Ekonomideki yeni adımlar dikkatleri TL varlıklara çeviriyor
Seçim sonrası iş başına gelen yeni yönetiminin çabaları uluslararası anlamda karşılık görmeyi sürdürüyor.
Hazirandan bu yana atılan adımlar Türkiye ekonomisine ilişkin belirsizlikleri azaltırken, kullanılan iletişim dili de ekonomi yönetiminin kredibilitesini artırmaya devam ediyor.
Türkiye Cumhuriyet Merkez Bankası (TCMB), bu dönemde enflasyonla mücadele kapsamında politika faizini yüzde 8,50 yüzde 40’a taşırken, bu dönemde birçok sadeleşme adımı da beraberinde geldi.
3 yılın en düşük seviyesini test etti
Türkiye ekonomisine yönelik öngörülebilirliğin artmasıyla birlikte Türkiye’nin 5 yıllık kredi risk primi (CDS) düşüş eğilimine geçerken, mayıs ayındaki 700 baz puan seviyelerden 337 baz puana kadar gerileyerek yaklaşık 3 yılın en düşüğünü test etti.
Bu dönemde uluslararası kredi derecelendirme kuruluşları Türkiye’nin not görünümüne ilişkin iyileştirme adımları atarken, son olarak Standard & Poor’s (S&P), Türkiye’de son dönemdeki politika düzenlemeleri nedeniyle takvim dışı değerlendirmeye giderek Türkiye’nin kredi notunu “B” olarak teyit ederken, kredi notu görünümünü “durağan”dan “pozitif”e çevirdi.

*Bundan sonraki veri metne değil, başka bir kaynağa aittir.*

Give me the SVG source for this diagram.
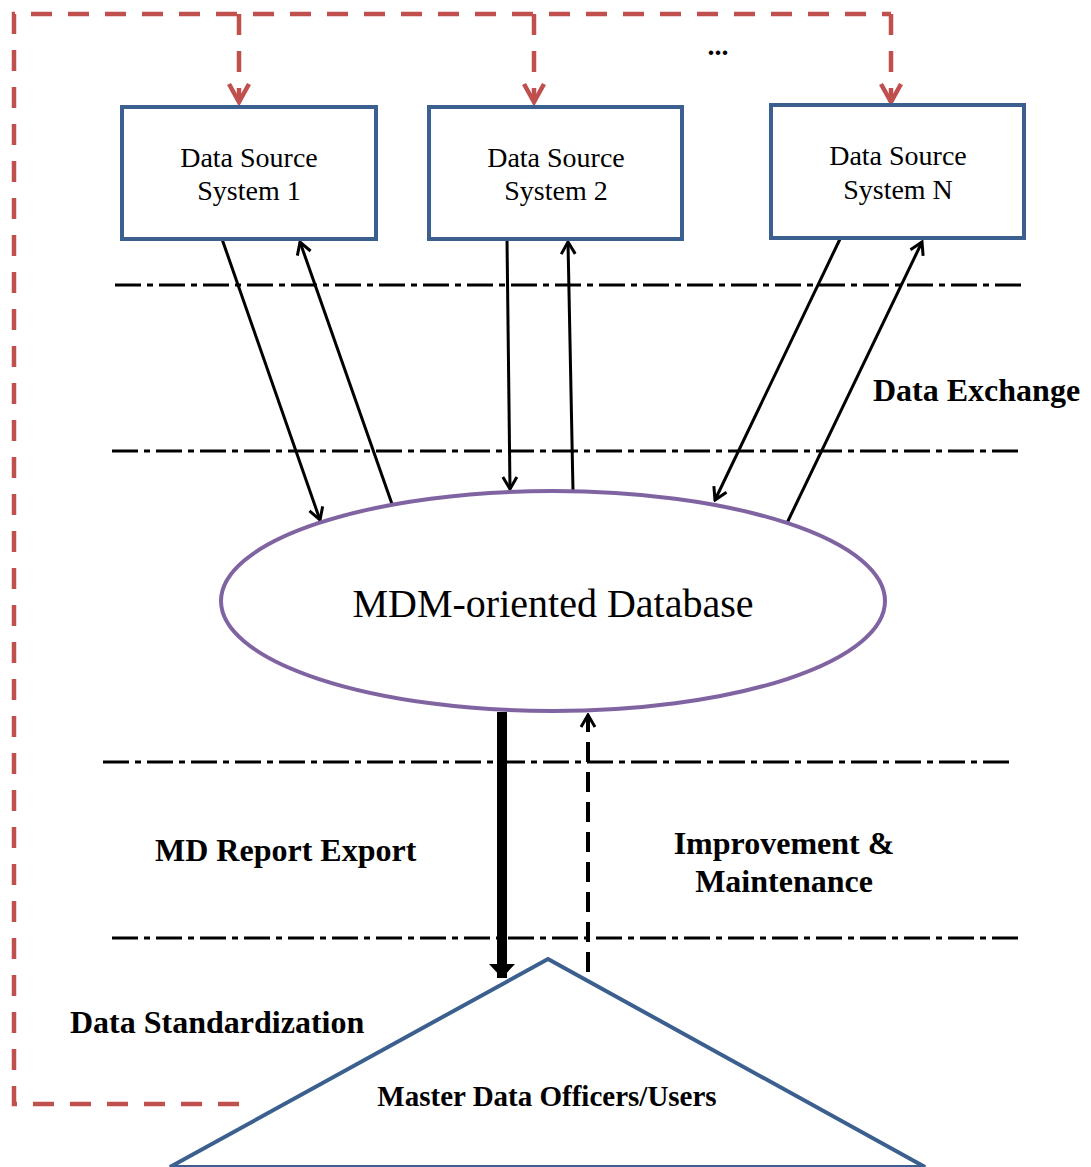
<svg xmlns="http://www.w3.org/2000/svg" width="1091" height="1167" viewBox="0 0 1091 1167">
<defs>
<style>
.box{fill:#fff;stroke:#3B5F8E;stroke-width:4}
.lbl{font-family:"Liberation Serif","Times New Roman",serif;fill:#000}
.bold{font-family:"Liberation Serif","Times New Roman",serif;font-weight:bold;fill:#000}
.sep{stroke:#000;stroke-width:3;stroke-dasharray:26 6 6 6;fill:none}
.red{stroke:#C0504D;stroke-width:4.5;stroke-dasharray:21 16;fill:none}
.thin{stroke:#000;stroke-width:3;fill:none}
</style>
<marker id="open" viewBox="0 0 20 20" refX="18" refY="10" markerWidth="20" markerHeight="20" markerUnits="userSpaceOnUse" orient="auto">
<path d="M6,3 L18,10 L6,17" fill="none" stroke="#000" stroke-width="3"/>
</marker>
<marker id="redhead" viewBox="0 0 24 24" refX="21" refY="12" markerWidth="24" markerHeight="24" markerUnits="userSpaceOnUse" orient="auto">
<path d="M3,2 L21,12 L3,22" fill="none" stroke="#C0504D" stroke-width="4.5"/>
</marker>
<marker id="solid" viewBox="0 0 16 28" refX="14" refY="14" markerWidth="16" markerHeight="28" markerUnits="userSpaceOnUse" orient="auto">
<path d="M0,1 L14,14 L0,27 Z" fill="#000"/>
</marker>
</defs>
<rect width="1091" height="1167" fill="#fff"/>

<g id="separators">
<line class="sep" x1="115" y1="285" x2="1022" y2="285"/>
<line class="sep" x1="112" y1="451" x2="1020" y2="451"/>
<line class="sep" x1="103" y1="762" x2="1012" y2="762"/>
<line class="sep" x1="112" y1="938" x2="1020" y2="938"/>
</g>

<g id="connectors">
<path class="red" d="M239,1104 L14,1104 L14,14 L891,14"/>
<path class="red" d="M239,14 L239,102" marker-end="url(#redhead)"/>
<path class="red" d="M534,14 L534,102" marker-end="url(#redhead)"/>
<path class="red" d="M891,14 L891,102" marker-end="url(#redhead)"/>
<line class="thin" x1="222" y1="239" x2="320" y2="520" marker-end="url(#open)"/>
<line class="thin" x1="392" y1="504" x2="300" y2="242" marker-end="url(#open)"/>
<line class="thin" x1="507" y1="239" x2="510" y2="489" marker-end="url(#open)"/>
<line class="thin" x1="573" y1="491" x2="568" y2="242" marker-end="url(#open)"/>
<line class="thin" x1="840" y1="239" x2="715" y2="500" marker-end="url(#open)"/>
<line class="thin" x1="787" y1="523" x2="922" y2="242" marker-end="url(#open)"/>
<line x1="502" y1="712" x2="502" y2="978" stroke="#000" stroke-width="10" marker-end="url(#solid)"/>
<line x1="588" y1="972" x2="588" y2="715" stroke="#000" stroke-width="4" stroke-dasharray="20 10" marker-end="url(#open)"/>
</g>

<g id="node-ds1">
<rect class="box" x="122" y="107" width="254" height="132"/>
<text class="lbl" font-size="28" text-anchor="middle"><tspan x="249" y="167">Data Source</tspan><tspan x="249" y="200">System 1</tspan></text>
</g>
<g id="node-ds2">
<rect class="box" x="429" y="107" width="253" height="132"/>
<text class="lbl" font-size="28" text-anchor="middle"><tspan x="556" y="167">Data Source</tspan><tspan x="556" y="200">System 2</tspan></text>
</g>
<g id="node-dsn">
<rect class="box" x="771" y="105" width="253" height="133"/>
<text class="lbl" font-size="28" text-anchor="middle"><tspan x="898" y="165">Data Source</tspan><tspan x="898" y="199">System N</tspan></text>
</g>
<text class="bold" x="718" y="55" font-size="28" text-anchor="middle">...</text>

<g id="node-db">
<ellipse cx="553" cy="601" rx="332" ry="110" fill="#fff" stroke="#8064A2" stroke-width="4"/>
<text class="lbl" x="553" y="617" font-size="40" text-anchor="middle">MDM-oriented Database</text>
</g>

<g id="node-users">
<polygon points="548,959 925,1167 170,1167" fill="#fff" stroke="#3B5F8E" stroke-width="4"/>
<text class="bold" x="547" y="1106" font-size="29" text-anchor="middle">Master Data Officers/Users</text>
</g>

<g id="labels">
<text class="bold" x="873" y="401" font-size="32">Data Exchange</text>
<text class="bold" x="155" y="861" font-size="32">MD Report Export</text>
<text class="bold" font-size="32" text-anchor="middle"><tspan x="784" y="854">Improvement &amp;</tspan><tspan x="784" y="892">Maintenance</tspan></text>
<text class="bold" x="70" y="1033" font-size="32">Data Standardization</text>
</g>
</svg>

Cumhurbaşkanı Erdoğan, Türk Lirası’nın önemini vurguladı
Öte yandan, Cumhurbaşkanı Recep Tayyip Erdoğan’ın “Türk lirasının reel olarak değer kaybettiği süreç sona gelmiştir” ifadeleri de piyasalarda dikkatleri üzerine çekerken, son dönemde bazı yabancı kurumların varlıklara ilgisinin arttığı da görünüyor.
Buna göre, JPMorgan stratejistleri Türk lirasının ciddi derecede ucuz olduğunu belirterek bu durumun yıllık yüzde 20 “carry getirisi” potansiyeli yarattığını belirterek, “Modelimiz liranın anlamlı ölçüde ucuz olduğunu (adil değerden yaklaşık yüzde 30-yüzde 35 ucuz) gösteriyor. Bu ciddi bir reel değer kazancına izin veriyor.” değerlendirmesinde bulundu.
Carry trade
Carry trade, faizlerin düşük olduğu bir ülkenin para biriminden borçlanarak, yüksek faiz getiren başka bir ülkeden faiz getirisi elde etmek anlamına geliyor.
Analistler, “carry trade” konusunda yatırımcıların kurun gidişatına yönelik beklentilerinin önem arz ettiğini kaydederek, yüksek faiz elde etmek amacıyla gelinen ülkede kurun elde edilecek faiz getirisini olumsuz etkileyebileceği için öngörülebilirliğin hayati önem taşıdığını söyledi.
“Carry trade” fırsatı veren ülkelere böylece döviz akışı sağlandığına ve ekonomik anlamda birçok parametrenin etkilendiğine dikkati çeken analistler, söz konusu ülkelerde ödemeler dengesi, enflasyon ve faiz oranlarındaki düzelmeyle birlikte bu getiri fırsatlarının da azaldığını aktardı.